Friday, February 27, 2009

Lark and Termite, Jayne Anne Phillips - Novel, 2009

Lark and Termite, Jayne Anne Phillips-Novel, 2009
Clayton Kent Lowe

An astounding novel that reaches deep into the wellsprings of the
human heart, Jayne Phillips's Lark and Termite is one of the most
poetic novels I've read in years.

The structure of the novel is elegant and deceptively simple. The
action takes place in two widely separated locations. The first on a
battlefield in Korea. The second, in the small town of Winfield,
West Virginia. The events taking place are also seperated by nine
years of time.

Set in a battle zone somewhere in Korea in 1950, Corporal Robert
Leavitt reflects back on the story of his boyhood on the streets of
Philadelphia; his meeting with Lola; and his awareness that she is now
carrying their soon to be born son Termite. His last moments in life
are tragic, but heroic.

The novel then flashes ahead nine years in time to Winfield, West
Virginia where Termite-who was born handicapped- now lives with his
seventeen year old half-sister Lark, and his mother's sister Aunt
Nonie. What happened to their mother has not yet been revealed, nor
has the identity of the man who was Lark's father. There are more
mysteries yet to come.

Mythic in theme and substance (for instance, the father dies the same
moment his son is born); the characters tell their own stories using
words that appeal more to the senses than to the mind.
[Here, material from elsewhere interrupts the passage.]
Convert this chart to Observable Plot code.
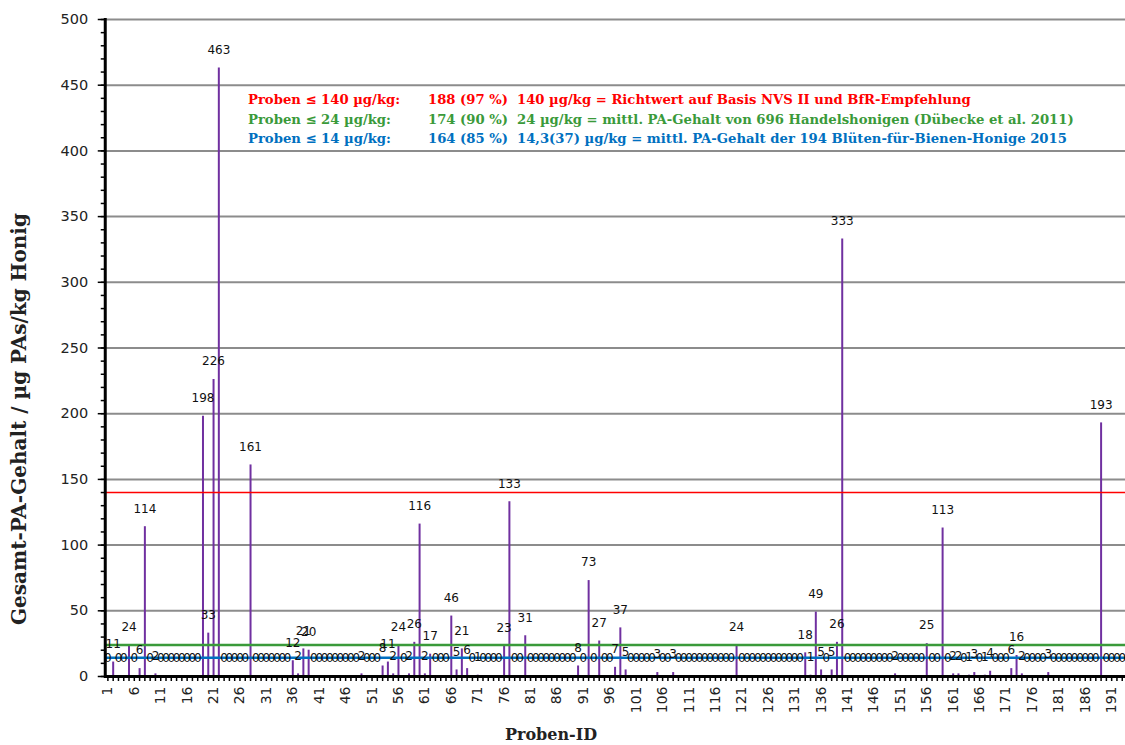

Termite himself, who was born nearly blind and can't walk, has to
express his view of the world through the sounds of words rather than
their articulate meanings.

Lark , who spends the most time with her little brother, attempts to
explain that: "(he) . . . remembers cadences of songs and rhymes, like
he recognizes sounds, not words." And then goes on to further
explain: "He doesn't need words. He needs his strip of blue and the
space under the rail bridge by the river. He needs to see the river
while the train roars over top."

Coming to a climax when a great flood hits the town-that's for these
folk, Biblical in proportion- the disperate threads of the story are
finally rewoven together and the novelist reveals, in her own poetic
way, how her characters come to accept the fragilities of what it means to become truly human.

A deeply moving reading experience, this novel will remind you how important it is to never lose your sense of wonder.